Auch programmatische Titel wie die berühmten »Vier Jahreszeiten« (»Quattro stagioni«) konnten dem konzertierenden Prinzip folgen. Obwohl er die Violine bevorzugte, versuchte Vivaldi mit großem Erfolg, das für Solokonzerte konstitutive Prinzip des Wechsels zwischen Solo und Tutti auch für andere Instrumente nutzbar zu machen. Zahlreiche Konzerte für Flöte, Oboe, Mandoline, Fagott und Violoncello sind von ihm überliefert. Auffallend ist die besondere Qualität der Konzerte für Bassinstrumente. Konzerte für Tasteninstrumente hingegen sind in seinem Œuvre nicht nachweisbar. Erste Versuche, auch Tasteninstrumente solistisch einzusetzen, finden sich in Bachs 5. Brandenburgischen Konzert.
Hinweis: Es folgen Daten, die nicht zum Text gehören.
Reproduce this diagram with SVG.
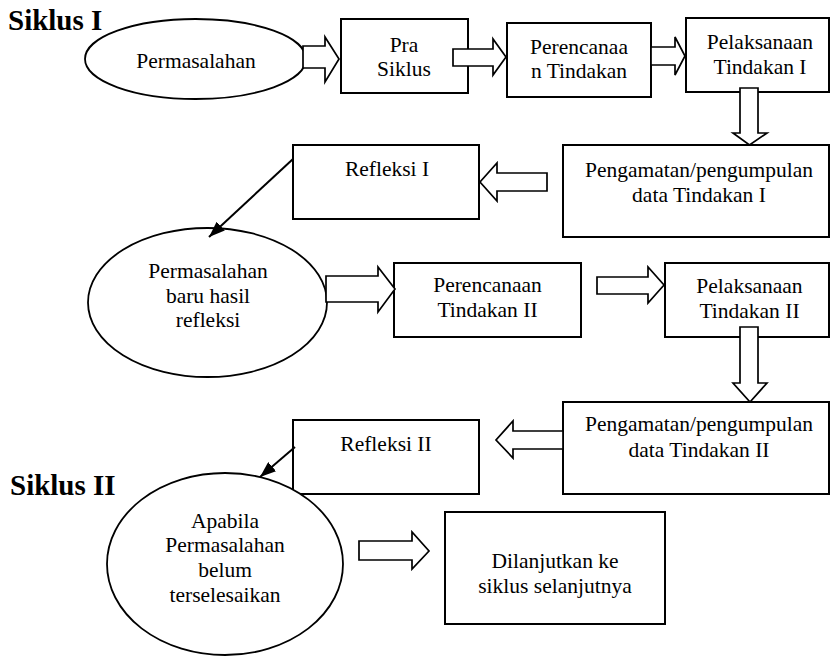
<svg xmlns="http://www.w3.org/2000/svg" width="831" height="656" viewBox="0 0 831 656">
<style>
  .box { fill: #fff; stroke: #000; stroke-width: 2; }
  .ell { fill: #fff; stroke: #000; stroke-width: 1.8; }
  .blk { fill: #fff; stroke: #000; stroke-width: 1.7; stroke-linejoin: miter; }
  .line { fill: none; stroke: #000; stroke-width: 2; }
  text { font-family: "Liberation Serif", "Times New Roman", serif; font-size: 21.5px; fill: #000; text-anchor: middle; }
  .title { font-size: 29px; font-weight: bold; text-anchor: start; }
</style>
<defs>
  <marker id="ah" viewBox="0 0 16 12" refX="16" refY="6" markerWidth="16" markerHeight="12" markerUnits="userSpaceOnUse" orient="auto">
    <path d="M0,0 L16,6 L0,12 Z" fill="#000"/>
  </marker>
</defs>
<rect width="831" height="656" fill="#fff"/>

<text class="title" x="8" y="30">Siklus I</text>
<text class="title" x="10" y="495">Siklus II</text>

<g id="n-permasalahan">
  <ellipse class="ell" cx="195.5" cy="59" rx="110.5" ry="40"/>
  <text x="196" y="68">Permasalahan</text>
</g>
<g id="n-prasiklus">
  <rect class="box" x="341" y="19" width="127" height="74"/>
  <text x="404" y="52">Pra</text>
  <text x="404" y="76">Siklus</text>
</g>
<g id="n-perencanaan1">
  <rect class="box" x="507" y="23" width="144" height="74"/>
  <text x="579" y="54">Perencanaa</text>
  <text x="579" y="78">n Tindakan</text>
</g>
<g id="n-pelaksanaan1">
  <rect class="box" x="686" y="18" width="143" height="74"/>
  <text x="760" y="49">Pelaksanaan</text>
  <text x="760" y="74">Tindakan I</text>
</g>
<g id="n-pengamatan1">
  <rect class="box" x="563" y="145" width="266" height="92"/>
  <text x="699" y="177">Pengamatan/pengumpulan</text>
  <text x="699" y="202">data Tindakan I</text>
</g>
<g id="n-refleksi1">
  <rect class="box" x="293" y="145" width="186" height="74"/>
  <text x="387" y="176">Refleksi I</text>
</g>
<g id="n-permasalahan-baru">
  <ellipse class="ell" cx="207.5" cy="302.5" rx="119.5" ry="74.5"/>
  <text x="208" y="278">Permasalahan</text>
  <text x="208" y="303">baru hasil</text>
  <text x="208" y="327">refleksi</text>
</g>
<g id="n-perencanaan2">
  <rect class="box" x="394" y="263" width="187" height="74"/>
  <text x="487.5" y="292">Perencanaan</text>
  <text x="487.5" y="317">Tindakan II</text>
</g>
<g id="n-pelaksanaan2">
  <rect class="box" x="665" y="263" width="164" height="74"/>
  <text x="749.5" y="293">Pelaksanaan</text>
  <text x="749.5" y="318">Tindakan II</text>
</g>
<g id="n-pengamatan2">
  <rect class="box" x="563" y="402" width="266" height="92"/>
  <text x="699" y="431">Pengamatan/pengumpulan</text>
  <text x="699" y="457">data Tindakan II</text>
</g>
<g id="n-refleksi2">
  <rect class="box" x="293" y="420" width="186" height="74"/>
  <text x="386" y="451">Refleksi II</text>
</g>
<g id="n-apabila">
  <ellipse class="ell" cx="225" cy="564" rx="118" ry="91"/>
  <text x="225" y="528">Apabila</text>
  <text x="225" y="552">Permasalahan</text>
  <text x="225" y="577">belum</text>
  <text x="225" y="602">terselesaikan</text>
</g>
<g id="n-dilanjutkan">
  <rect class="box" x="445" y="512" width="220" height="112"/>
  <text x="555" y="568">Dilanjutkan ke</text>
  <text x="555" y="593">siklus selanjutnya</text>
</g>

<g id="connectors">
  <path class="blk" d="M303,46 H325 V37 L339,59 L325,82 V68 H303 Z"/>
  <path class="blk" d="M453,49 H493 V39 L506,57 L493,75 V66 H453 Z"/>
  <path class="blk" d="M651,47 H675 V37 L685,56 L675,75 V65 H651 Z"/>
  <path class="blk" d="M740,88 V133 H733 L749.5,145 L767,133 H758 V88 Z"/>
  <path class="blk" d="M547,173 H497 V163 L480,182 L497,201 V191 H547 Z"/>
  <line class="line" x1="293" y1="159" x2="209" y2="237" marker-end="url(#ah)"/>
  <path class="blk" d="M326,276 H378 V267 L395,289 L378,312 V302 H326 Z"/>
  <path class="blk" d="M597,277 H648 V267 L664,285 L648,303 V294 H597 Z"/>
  <path class="blk" d="M740,327 V383 H733 L750,402 L767,383 H758 V327 Z"/>
  <path class="blk" d="M563,431 H513 V421 L496,440 L513,458 V449 H563 Z"/>
  <line class="line" x1="295" y1="447" x2="260" y2="477" marker-end="url(#ah)"/>
  <path class="blk" d="M359,541 H412 V532 L429,551 L412,569 V560 H359 Z"/>
</g>
</svg>
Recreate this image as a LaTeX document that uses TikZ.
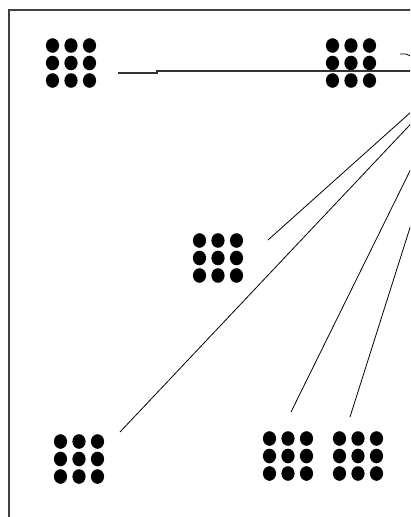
\documentclass[tikz,border=0pt]{standalone}
\begin{document}
\begin{tikzpicture}[x=1pt,y=-1pt,
  grid/.style={minimum width=52pt,minimum height=49pt,inner sep=0pt,
    path picture={\foreach \i in {-1,0,1}{\foreach \j in {-1,0,1}{
      \fill[black,shift={(path picture bounding box.center)}] (\i*18.5,\j*17.5) ellipse [x radius=6.6,y radius=7.3];}}}},
  wire/.style={draw=black,line width=0.8pt},
  hwire/.style={draw=black!80,line width=1.3pt},
  frame/.style={draw=black!75,line width=1.4pt}]
\useasboundingbox (0,0) rectangle (410,517);
\clip (0,0) rectangle (410,517);
\fill[white] (0,0) rectangle (410,517);
% frame
\draw[frame] (9,530) -- (9,10) -- (420,10);
% nodes
\node[grid] (A) at (71,63) {};
\node[grid] (B) at (351,63) {};
\node[grid] (C) at (218,258) {};
\node[grid] (D) at (79,459) {};
\node[grid] (E) at (288,456) {};
\node[grid] (F) at (358,456) {};
% connector ends
\coordinate (a1) at (118,73);
\coordinate (hub0) at (430,71);
\coordinate (c1) at (268,240);
\coordinate (hub1) at (440,86);
\coordinate (d1) at (120,432);
\coordinate (hub2) at (440,93);
\coordinate (e1) at (291,412);
\coordinate (hub3) at (440,110);
\coordinate (f1) at (350,417);
\coordinate (hub4) at (440,133);
\coordinate (k1) at (400,54);
\coordinate (hub5) at (420,60);
% connectors
\draw[hwire] (a1) -- (157,73) -- (157,71) -- (hub0);
\draw[wire] (c1) -- (hub1);
\draw[wire] (d1) -- (hub2);
\draw[wire] (e1) -- (hub3);
\draw[wire] (f1) -- (hub4);
\draw[wire] (k1) -- (406,54) -- (hub5);
\end{tikzpicture}
\end{document}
Bei Bachs Cembalokonzerten handelt es sich — soweit zu erkennen ist — durchweg um Bearbeitungen von Konzerten für ursprünglich andere Soloinstrumente. Obwohl Bach in einigen Kantatensätzen auch die Orgel solistisch eingesetzt hat, scheint er, anders als Händel, keine Orgelkonzerte geschrieben zu haben. Händels Orgelkonzerte entstanden für die Zwischenspiele in seinen Oratorien und zeigen gelungene Lösungen für das nicht einfache Problem der Balance zwischen Soloinstrument und Orchester. Neben Bach, der aufgrund unterschiedlicher Gewichtung und Integration der Solo-tutti-Kontraste zwar deutlich das Vorbild Vivaldis erkennen lässt, dem zugleich aber eine eigenständige Synthese gelang, schrieb auch Georg Philipp Telemann zahlreiche Solokonzerte, bei denen er jedoch nicht primär italienische, sondern in ähnlichem Maß auch französische Elemente integrierte.
 
Während in Italien in der Nachfolge Vivaldis vor allem Giuseppe Tartini und Pietro Antonio Locatelli immer höhere Ansprüche an die Virtuosität stellten, entwickelte sich in Frankreich ein starker Widerstand gegen das Solokonzert. Dennoch veröffentlichten einige wenige, dann zumeist in Italien ausgebildete Komponisten einzelne Sammlungen. Einer von ihnen war Jean-Marie Leclair, dessen Violinkonzerte deutlich dem vivaldischen Vorbild folgen.
 
Dr. Reinmar Emans
 
Literatur:
 
Europäische Musik in Schlaglichtern, herausgegeben von Peter Schnaus. Mannheim u. a. 1990.
 
Geschichte der Musik, herausgegeben von Alec Robertson und Denis Stevens. Band 2: Renaissance und Barock. Aus dem Englischen. Sonderausgabe Herrsching 1990.
 
Die Musik in Geschichte und Gegenwart, begründet von Friedrich Blume. Herausgegeben von Ludwig Finscher. Auf 21 Bände berechnet. Kassel u. a. 21994 ff.
 
Neues Handbuch der Musikwissenschaft, begründet von Carl Dahlhaus. Fortgeführt von Hermann Danuser. Band 3 und 4. Sonderausgabe Laaber 1996.

Universal-Lexikon. 2012.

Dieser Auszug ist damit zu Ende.